En 1962, L’îlot J contenait les conscrits français musulmans et l’îlot N les membres du FLN dans le centre pénitentiaire, qui provoqua une cohabitation difficile : bagarres, insultes… Cette cohabitation difficile a conduit à la fermeture du centre pour un transfert vers Alençon et le camp militaire est redevenu ainsi une simple caserne.

En 1951, les îlots Q et O servaient de « Centre de Formation Professionnelle pour Adultes » (CFPA) et entre 1977 et 1978 les femmes ont pu, elles aussi, bénéficier d’une formation. Il est important de parler également du « camp des Guinéens » entre 1965 et 1966. En effet, après l’indépendance de la Guinée, le contrat des soldats guinéens avec l’armée française a été rompu. Ils refusèrent cette décision et se sont fait ainsi expulser de leur pays pour arriver en France en novembre 1964. Les autorités françaises ne sachant pas quoi faire de ces expulsés décidèrent alors de les envoyer au camp Joffre où ils ont été recueilli par les troupes coloniales. Finalement, c’est 700 personnes qui ont été pris en charge jusqu’en octobre 1966, date de leur départ. Les derniers Guinéens restés dans le camp furent rapatriés vers Konakry, le 15 octobre 1966. Ce départ des Guinéens marque la fin de toute présence de troupes coloniales dans le camp Joffre, mais aussi la fin d’une politique coloniale française.

La fin progressive du camp militaire Joffre de Rivesaltes est située dans les années 1970-1980 car le camp n’était pas entretenu.

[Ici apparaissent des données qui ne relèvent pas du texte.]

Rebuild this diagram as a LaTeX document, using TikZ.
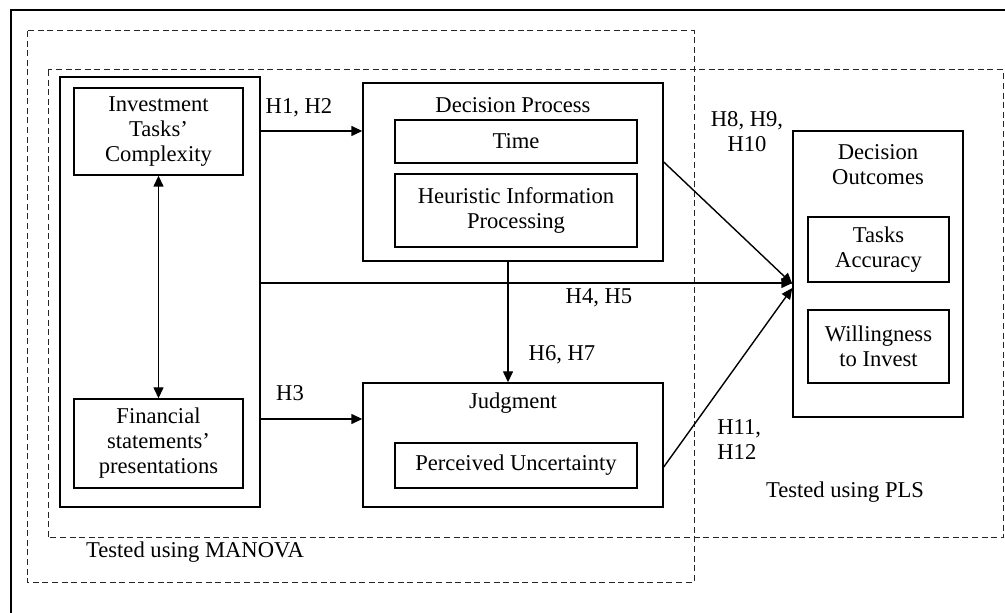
\documentclass[tikz,border=0pt]{standalone}
\usepackage{fontspec}
\setmainfont{Liberation Serif}
\usetikzlibrary{arrows.meta}
\tikzset{
  box/.style={draw, line width=0.7pt, inner sep=0pt, align=center, font=\fontsize{11.3}{12.5}\selectfont},
  lbl/.style={inner sep=0pt, align=center, font=\fontsize{11.3}{12.5}\selectfont},
  arr/.style={-{Triangle[length=5.5pt,width=5pt]}, line width=0.7pt},
  darr/.style={{Triangle[length=5.5pt,width=5pt]}-{Triangle[length=5.5pt,width=5pt]}, line width=0.7pt},
  zone/.style={dash pattern=on 3pt off 1.8pt, line width=0.5pt, draw=black!85}
}
\begin{document}
\begin{tikzpicture}[x=0.5pt,y=-0.5pt]
\useasboundingbox (0,0) rectangle (1005,613);
\clip (0,0) rectangle (1005,613);
\draw[line width=1.4pt] (11,10) rectangle (1030,640);
% test zones
\draw[zone] (27,31) rectangle (694,582);
\draw[zone] (48,70) rectangle (1003,538);
\node[lbl] (manova) at (195,552) {Tested using MANOVA};
\node[lbl] (pls) at (845,492) {Tested using PLS};
% independent variables
\node[box, minimum width=100pt, minimum height=215pt] (left) at (160,292) {};
\node[box, minimum width=84.5pt, minimum height=43.5pt] (inv) at (158.5,131.5) {Investment\\Tasks’\\Complexity};
\node[box, minimum width=84.5pt, minimum height=44.5pt] (fin) at (158.5,443.5) {Financial\\statements’\\presentations};
% decision process
\node[box, minimum width=150pt, minimum height=89pt] (proc) at (513,172) {};
\node[lbl] (proct) at (513,105) {Decision Process};
\node[box, minimum width=121pt, minimum height=21.5pt] (time) at (516,141.5) {Time};
\node[box, minimum width=121pt, minimum height=36.5pt] (heur) at (516,210.5) {Heuristic Information\\Processing};
% judgment
\node[box, minimum width=150pt, minimum height=62pt] (judg) at (513,445) {};
\node[lbl] (judgt) at (513,403) {Judgment};
\node[box, minimum width=121pt, minimum height=22.5pt] (unc) at (516,465.5) {Perceived Uncertainty};
% outcomes
\node[box, minimum width=85pt, minimum height=143pt] (outc) at (878,274) {};
\node[lbl] (outct) at (878,165) {Decision\\Outcomes};
\node[box, minimum width=70.5pt, minimum height=32.5pt] (acc) at (878.5,249.5) {Tasks\\Accuracy};
\node[box, minimum width=70.5pt, minimum height=36.5pt] (will) at (878.5,346.5) {Willingness\\to Invest};
% hypotheses
\node[lbl] (h12) at (299,108) {H1, H2};
\node[lbl] (h3) at (290,393) {H3};
\node[lbl] (h45) at (599,298) {H4, H5};
\node[lbl] (h67) at (562,355) {H6, H7};
\node[lbl] (h810) at (747,132) {H8, H9,\\H10};
\node[lbl, align=left, anchor=west] (h1112) at (717,440) {H11,\\H12};
\draw[darr] (inv.south) -- (fin.north);
\draw[arr] (left.east |- 0,131) -- (proc.west |- 0,131);
\draw[arr] (left.east |- 0,419) -- (judg.west |- 0,419);
\draw[arr] (left.east |- 0,283) -- (outc.west |- 0,283);
\draw[arr] (508,0 |- proc.south) -- (508,0 |- judg.north);
\draw[arr] (proc.east |- 0,162) -- (outc.west |- 0,284);
\draw[arr] (judg.east |- 0,467) -- (outc.west |- 0,288);
\end{tikzpicture}
\end{document}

Ainsi, les mairies des alentours rachetèrent petit-à-petit des parcelles du terrain et le peu qui en reste est aujourd’hui laissé à l’abandon aux squatteurs, aux vagabonds et à la tramontane. Au final, la seule partie bien conservée du camp militaire est la partie où le Ministère de l’Intérieur a fait construire un camp de rétention qui a ouvert ses portes en 1986.